Aesop’s Fables,” Cicero explained. “Surely, as a child, you must have-?”

“Long, long ago,” Batiatus laughed with a wave of his hand. “See how I am re-educated, even amid the rabble!”

“Come on, vicious one!” Ilithyia yelled, still fixated on her lion. “Attack!”

“Ten denarii says she cannot,” Verres said.

“Only ten?” Ilithyia taunted him.

The subject of their betting screamed anew, his voice reaching high-pitched animalistic shrieks of pain. His legs flailed impotently, trying, and failing to kick at the lions. The noise of their struggle attracted the interest of the rest of the pride-with lions drifting away in ones and twos to investigate the tussle over still-living meat.

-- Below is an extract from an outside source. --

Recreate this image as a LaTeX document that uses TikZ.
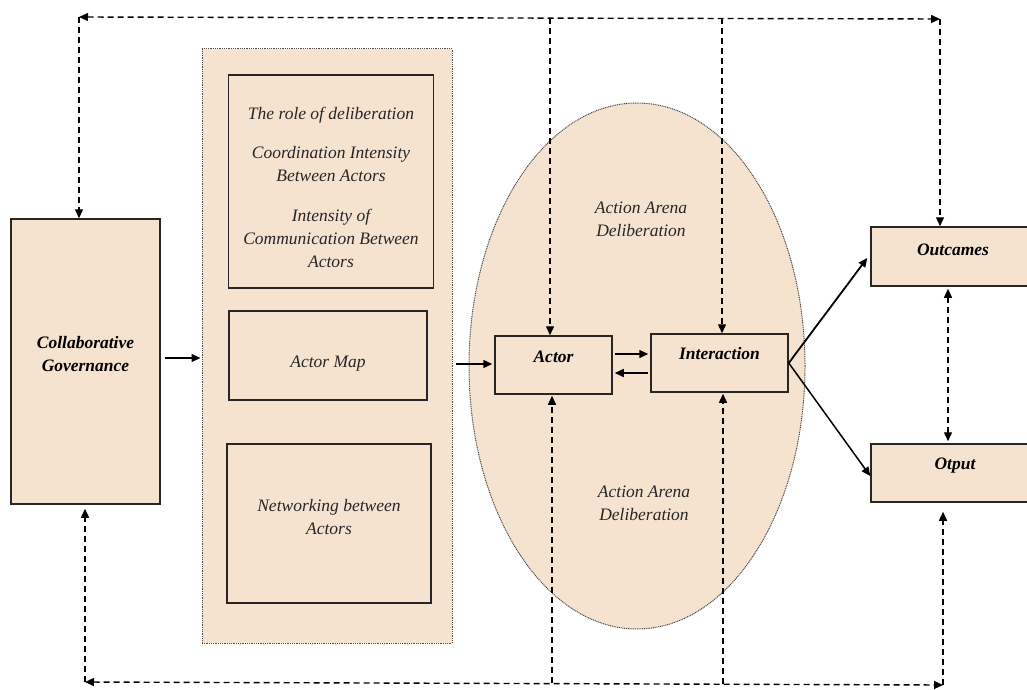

“Follow them,” Medea said.

“Surely you jest?” one of the gladiators said.

“Let them be distracted in the fight over him,” she said. “Let us become the hunters.” She started forward, beckoning the rest to follow her lead.

Carefully, with unhurried steps, the slaves began to creep toward the balcony end, keeping together, their gaze not leaving the cluster of animals as they fought over their prey.

A dark-maned male lion lurched closer to the fighting pair, snatching one of the still-thrashing human legs, and attempting to drag the feebly protesting prey in a third direction.

“The nature of such wild beasts makes their actions in the arena unpredictable,” Verres sighed, watching from above.

“I think not,” Batiatus said. “Rather, I think this behavior entirely predictable.”

“Only a moment ago you spoke of grandstanding, and beasts playing to the crowd!”

“Trained beasts. Experienced beasts. These are simply hungry. Starvation enough will turn even lions into jackals.”

“I see,” Verres said. “I was mistaken, it is clear.”

“Your suppliers should have raised awareness of the issue,” Batiatus said. “A good editor seeks to avoid such uncertainties.”

“I understand, Batiatus,” Verres bellowed in sudden anger. “Apologies if these games do not reach your high Capuan standards!”